## The request
Pictures in the records should not be copied, but every other part must be repeated exactly.

## Data lines
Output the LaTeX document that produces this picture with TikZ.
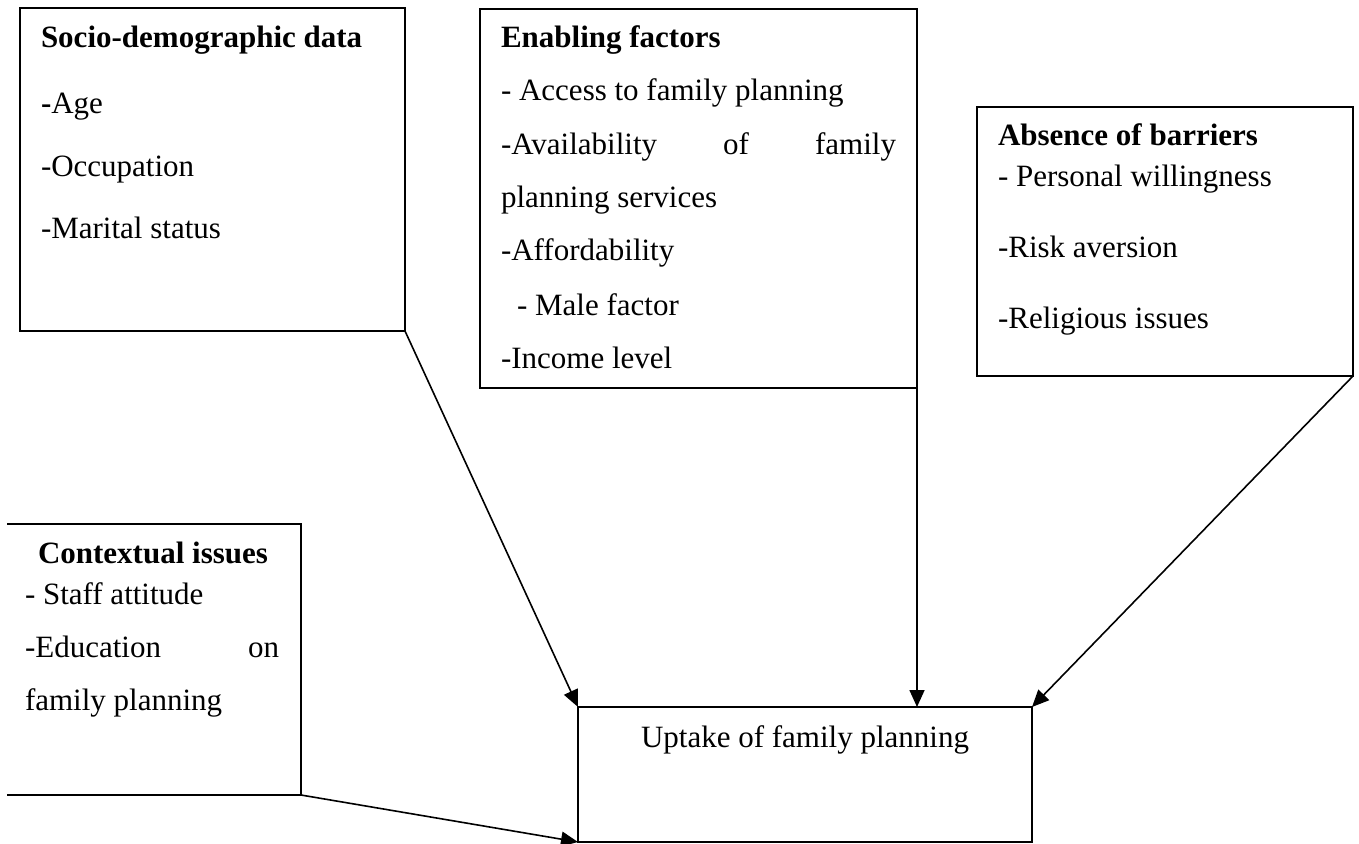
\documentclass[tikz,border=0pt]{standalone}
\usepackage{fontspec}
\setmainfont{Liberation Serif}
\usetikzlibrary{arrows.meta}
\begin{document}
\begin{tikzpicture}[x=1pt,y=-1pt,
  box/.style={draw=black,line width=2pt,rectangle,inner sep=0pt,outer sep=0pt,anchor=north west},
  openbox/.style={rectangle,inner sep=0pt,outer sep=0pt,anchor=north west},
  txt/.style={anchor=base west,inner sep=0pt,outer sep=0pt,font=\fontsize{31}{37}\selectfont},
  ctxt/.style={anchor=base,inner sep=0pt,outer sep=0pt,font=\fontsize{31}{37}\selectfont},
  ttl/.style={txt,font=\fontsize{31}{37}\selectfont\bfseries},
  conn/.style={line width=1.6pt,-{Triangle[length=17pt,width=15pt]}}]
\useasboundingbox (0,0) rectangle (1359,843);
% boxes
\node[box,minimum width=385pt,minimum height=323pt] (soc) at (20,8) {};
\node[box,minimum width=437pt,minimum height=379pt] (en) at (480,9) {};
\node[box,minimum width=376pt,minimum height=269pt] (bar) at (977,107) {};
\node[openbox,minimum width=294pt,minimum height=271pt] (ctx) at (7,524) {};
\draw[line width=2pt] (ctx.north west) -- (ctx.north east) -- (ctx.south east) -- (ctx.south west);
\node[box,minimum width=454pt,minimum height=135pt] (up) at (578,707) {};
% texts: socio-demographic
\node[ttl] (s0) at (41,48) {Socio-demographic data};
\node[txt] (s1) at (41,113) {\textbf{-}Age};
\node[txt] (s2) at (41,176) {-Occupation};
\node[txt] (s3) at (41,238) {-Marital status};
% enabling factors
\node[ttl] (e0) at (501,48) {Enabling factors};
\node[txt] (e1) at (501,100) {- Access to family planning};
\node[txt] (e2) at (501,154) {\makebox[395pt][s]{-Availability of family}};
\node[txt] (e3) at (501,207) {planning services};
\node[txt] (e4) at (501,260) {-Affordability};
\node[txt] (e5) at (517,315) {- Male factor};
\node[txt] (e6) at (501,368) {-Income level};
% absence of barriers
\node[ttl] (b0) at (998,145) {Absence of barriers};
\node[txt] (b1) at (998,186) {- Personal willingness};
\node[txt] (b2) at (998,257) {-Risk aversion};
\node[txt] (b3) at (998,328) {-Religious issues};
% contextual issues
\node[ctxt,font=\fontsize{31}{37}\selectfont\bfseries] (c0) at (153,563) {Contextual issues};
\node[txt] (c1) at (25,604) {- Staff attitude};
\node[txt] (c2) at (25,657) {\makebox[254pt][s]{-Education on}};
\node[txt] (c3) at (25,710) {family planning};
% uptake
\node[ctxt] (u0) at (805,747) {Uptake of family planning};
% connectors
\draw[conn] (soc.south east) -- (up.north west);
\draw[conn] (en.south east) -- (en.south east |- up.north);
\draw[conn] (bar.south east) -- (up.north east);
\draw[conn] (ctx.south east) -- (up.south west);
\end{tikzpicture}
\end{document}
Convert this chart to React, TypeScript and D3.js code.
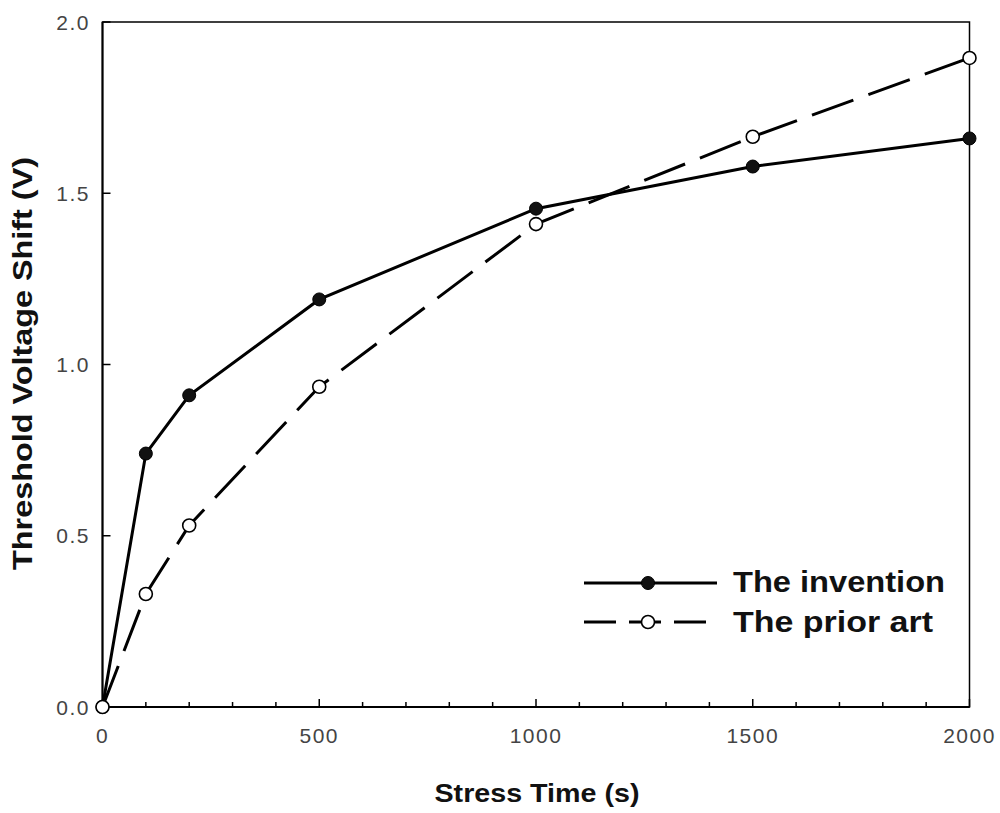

## Task response
Output the LaTeX document that produces this picture with TikZ.
\documentclass[tikz,border=0pt]{standalone}
\usepackage{fontspec}
\setmainfont{Liberation Serif}
\usetikzlibrary{arrows.meta}
\begin{document}
\begin{tikzpicture}[x=1pt,y=-1pt,
  box/.style={draw=black,line width=2pt,rectangle,inner sep=0pt,outer sep=0pt,anchor=north west},
  openbox/.style={rectangle,inner sep=0pt,outer sep=0pt,anchor=north west},
  txt/.style={anchor=base west,inner sep=0pt,outer sep=0pt,font=\fontsize{31}{37}\selectfont},
  ctxt/.style={anchor=base,inner sep=0pt,outer sep=0pt,font=\fontsize{31}{37}\selectfont},
  ttl/.style={txt,font=\fontsize{31}{37}\selectfont\bfseries},
  conn/.style={line width=1.6pt,-{Triangle[length=17pt,width=15pt]}}]
\useasboundingbox (0,0) rectangle (1359,843);
% boxes
\node[box,minimum width=385pt,minimum height=323pt] (soc) at (20,8) {};
\node[box,minimum width=437pt,minimum height=379pt] (en) at (480,9) {};
\node[box,minimum width=376pt,minimum height=269pt] (bar) at (977,107) {};
\node[openbox,minimum width=294pt,minimum height=271pt] (ctx) at (7,524) {};
\draw[line width=2pt] (ctx.north west) -- (ctx.north east) -- (ctx.south east) -- (ctx.south west);
\node[box,minimum width=454pt,minimum height=135pt] (up) at (578,707) {};
% texts: socio-demographic
\node[ttl] (s0) at (41,48) {Socio-demographic data};
\node[txt] (s1) at (41,113) {\textbf{-}Age};
\node[txt] (s2) at (41,176) {-Occupation};
\node[txt] (s3) at (41,238) {-Marital status};
% enabling factors
\node[ttl] (e0) at (501,48) {Enabling factors};
\node[txt] (e1) at (501,100) {- Access to family planning};
\node[txt] (e2) at (501,154) {\makebox[395pt][s]{-Availability of family}};
\node[txt] (e3) at (501,207) {planning services};
\node[txt] (e4) at (501,260) {-Affordability};
\node[txt] (e5) at (517,315) {- Male factor};
\node[txt] (e6) at (501,368) {-Income level};
% absence of barriers
\node[ttl] (b0) at (998,145) {Absence of barriers};
\node[txt] (b1) at (998,186) {- Personal willingness};
\node[txt] (b2) at (998,257) {-Risk aversion};
\node[txt] (b3) at (998,328) {-Religious issues};
% contextual issues
\node[ctxt,font=\fontsize{31}{37}\selectfont\bfseries] (c0) at (153,563) {Contextual issues};
\node[txt] (c1) at (25,604) {- Staff attitude};
\node[txt] (c2) at (25,657) {\makebox[254pt][s]{-Education on}};
\node[txt] (c3) at (25,710) {family planning};
% uptake
\node[ctxt] (u0) at (805,747) {Uptake of family planning};
% connectors
\draw[conn] (soc.south east) -- (up.north west);
\draw[conn] (en.south east) -- (en.south east |- up.north);
\draw[conn] (bar.south east) -- (up.north east);
\draw[conn] (ctx.south east) -- (up.south west);
\end{tikzpicture}
\end{document}
Convert this chart to React, TypeScript and D3.js code.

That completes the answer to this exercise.